Indeed, that argument is often paraphrased in a way that makes it
hard to understand.  What i heard people say is not "If people make
derivative works based on BSD code, they should make them less free
instead of fully free", but it is: "If people caring nothing about
free software in the first place are building their own commercial
systems anyway, they should rather reuse BSD code than hacking up
their own bricolage of bug-ridden insecure stuff."

Granted, that's a different approach than taken by the GPL, which
essentially says "... anyway, they deserve to be on their own."

> so the Linux community is following the desires of the BSD community
> by following their license but the BSD community is unhappy, why?

Be careful not to confuse "desires" with "legal requirements"...  :-(

Given BSD code, BSD-licensed substantial improvements
make happier than restrictively licensed substantial improvements
make happier than derived non-free closed-source software
make happier than license violations.

Besides, the Linux communities neither qualify as "caring nothing
about free software" nor as "hacking up their own bricolage of
bug-ridden insecure stuff" (hopefully ;-).  So that argument
simply doesn't apply to you.  Probably, that's why Jacob talked
about "morally equivalent to a corporation".

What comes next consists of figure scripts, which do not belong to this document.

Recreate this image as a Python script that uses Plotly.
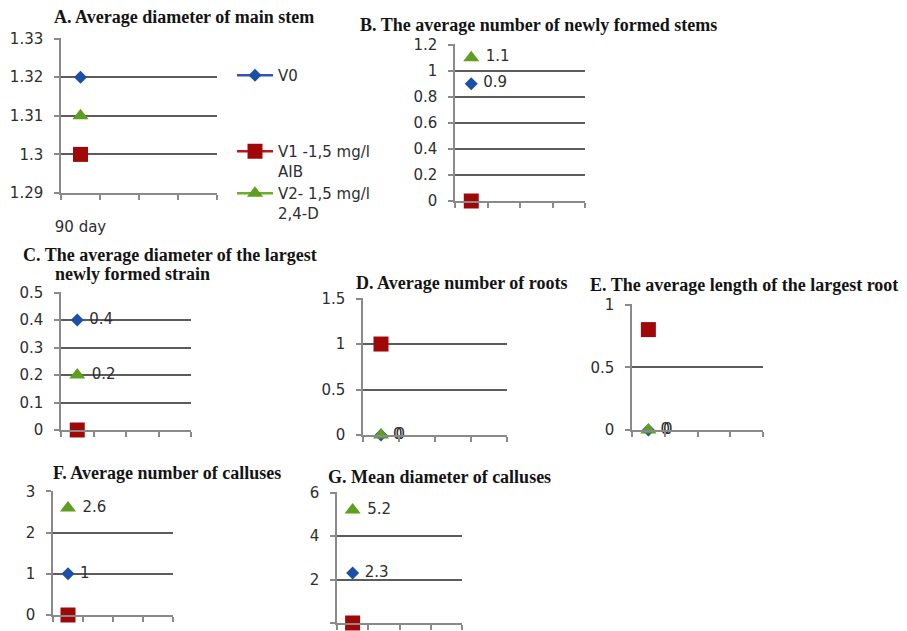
import plotly.graph_objects as go

W, H = 907, 631

series_names = ["V0", "V1 -1,5 mg/l<br>AIB", "V2- 1,5 mg/l<br>2,4-D"]
series_colors = ["#1c4fa8", "#a00808", "#5f9e1e"]
line_colors = ["#2f55b5", "#c0141e", "#6aae2a"]
symbols = ["diamond", "square", "triangle-up"]
marker_sizes = [10, 15, 14]
labeled = [True, False, True]

day_label = "90 day"

# values per panel: [V0, V1, V2]
vals_A = [1.32, 1.30, 1.31]
vals_B = [0.9, 0.0, 1.1]
vals_C = [0.4, 0.0, 0.2]
vals_D = [0.0, 1.0, 0.0]
vals_E = [0.0, 0.8, 0.0]
vals_F = [1.0, 0.0, 2.6]
vals_G = [2.3, 0.0, 5.2]

titles = [
    "A. Average diameter of main stem",
    "B. The average number of newly formed stems",
    "C. The average diameter of the largest",
    "D. Average number of roots",
    "E. The average length of the largest root",
    "F. Average number of calluses",
    "G. Mean diameter of calluses",
]
title_C2 = "newly formed strain"

# panel geometry in pixels: (left, right, top, bottom), y range, dtick, show labels
panels = [
    dict(v=vals_A, box=(61, 217, 38, 193), yr=(1.29, 1.33), dt=0.01, lab=False, title=(184, 17)),
    dict(v=vals_B, box=(455, 585, 44, 201), yr=(0, 1.2), dt=0.2, lab=True, title=(538, 25)),
    dict(v=vals_C, box=(61, 191, 292, 430), yr=(0, 0.5), dt=0.1, lab=True, title=(170, 255)),
    dict(v=vals_D, box=(363, 507, 298, 435), yr=(0, 1.5), dt=0.5, lab=True, title=(461, 283)),
    dict(v=vals_E, box=(632, 763, 304, 430), yr=(0, 1), dt=0.5, lab=True, title=(744, 285)),
    dict(v=vals_F, box=(53, 173, 491, 615), yr=(0, 3), dt=1, lab=True, title=(167, 473)),
    dict(v=vals_G, box=(337, 462, 492, 623), yr=(0, 6), dt=2, lab=True, title=(439, 477)),
]

fig = go.Figure()
SANS = "DejaVu Sans, Verdana, sans-serif"
TICKFONT = dict(family=SANS, size=15, color="#2e2e2e")
GRID = "#5c5c5c"
AXL = "#8a8a8a"
TITLEFONT = dict(family="Liberation Serif, Times New Roman, serif", size=18, color="#141414")

annotations = []
for i, p in enumerate(panels):
    n = "" if i == 0 else str(i + 1)
    xa, ya = "x" + n, "y" + n
    l, r, t, b = p["box"]
    for s in range(3):
        txt = None
        if p["lab"] and labeled[s]:
            txt = ["\u00a0" + ("%g" % p["v"][s])]
        fig.add_trace(go.Scatter(
            x=[1], y=[p["v"][s]], xaxis=xa, yaxis=ya,
            mode=("lines+markers" if i == 0 else ("markers+text" if txt else "markers")),
            text=txt, textposition="middle right",
            textfont=dict(family=SANS, size=15, color="#2e2e2e"),
            marker=dict(symbol=symbols[s], size=marker_sizes[s], color=series_colors[s]),
            line=dict(color=line_colors[s], width=2.5),
            name=series_names[s], showlegend=(i == 0), cliponaxis=False,
            legend=("legend" if s == 0 else "legend2"),
            hoverinfo="skip",
        ))
    xkey = "xaxis" + n
    ykey = "yaxis" + n
    lo, hi = p["yr"]
    eps = (hi - lo) * 0.004
    fig.layout[xkey] = dict(
        domain=[l / W, r / W], anchor=ya, range=[0.5, 4.5],
        tickvals=[1], ticktext=[day_label if i == 0 else ""],
        showticklabels=(i == 0), ticks="", showgrid=False, zeroline=False,
        showline=True, linecolor=AXL, linewidth=1.5, automargin=False,
        minor=dict(tickvals=[0.5, 1.5, 2.5, 3.5, 4.5], ticks="outside", ticklen=5,
                   tickcolor=AXL, tickwidth=1.5, showgrid=False),
        tickfont=TICKFONT, ticklabelstandoff=19,
    )
    fig.layout[ykey] = dict(
        domain=[1 - b / H, 1 - t / H], anchor=xa, range=[lo, hi + eps], dtick=p["dt"],
        tick0=lo, showgrid=True, gridcolor=GRID, gridwidth=1.5, zeroline=False,
        showline=True, linecolor=AXL, linewidth=1.5, ticks="outside", ticklen=5,
        tickcolor=AXL, tickwidth=1.5, tickfont=TICKFONT, automargin=False,
        ticklabelstandoff=8,
    )
    cx, cy = p["title"]
    annotations.append(dict(text="<b>" + titles[i] + "</b>", x=cx / W, y=1 - cy / H,
                            xref="paper", yref="paper", showarrow=False,
                            xanchor="center", yanchor="middle", font=TITLEFONT))

annotations.append(dict(text="<b>" + title_C2 + "</b>", x=132 / W, y=1 - 274 / H,
                        xref="paper", yref="paper", showarrow=False,
                        xanchor="center", yanchor="middle", font=TITLEFONT))

LEGFONT = dict(family=SANS, size=15, color="#2e2e2e")
fig.update_layout(
    width=W, height=H, margin=dict(l=0, r=0, t=0, b=0, autoexpand=False),
    paper_bgcolor="white", plot_bgcolor="white",
    annotations=annotations,
    legend=dict(x=232 / W, y=1 - 59 / H, xanchor="left", yanchor="top",
                font=LEGFONT, bgcolor="rgba(0,0,0,0)", valign="top", itemwidth=36),
    legend2=dict(x=232 / W, y=1 - 135 / H, xanchor="left", yanchor="top",
                 font=LEGFONT, bgcolor="rgba(0,0,0,0)", valign="top", itemwidth=36,
                 tracegroupgap=0),
)

fig.write_html("out.html", config={"displayModeBar": False},
               post_script="document.body.style.margin='0px';document.body.style.padding='0px';")
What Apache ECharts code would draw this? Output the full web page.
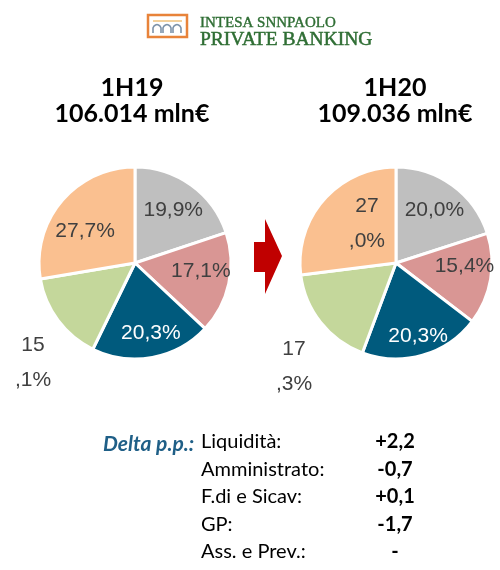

> you claim that it's unethical for the linux community to use the
> code, but brag about NetApp useing the code.  what makes NetApp ok
> and Linux evil?  many people honestly don't understand the logic
> behind this.  please explain it.

Several people have already explained this nicely; the degree
of happiness may also depend on the level of cooperation and
understanding you expect from the people building on the code,
given their own intentions and goals.  I may well be thankful
towards an enemy just for not killing me, but at the same time
sad about a friend leaving me out in the rain.

( This just being stated in general; i'm not sure what the state
  of discussions in the various Linux communities is just now. )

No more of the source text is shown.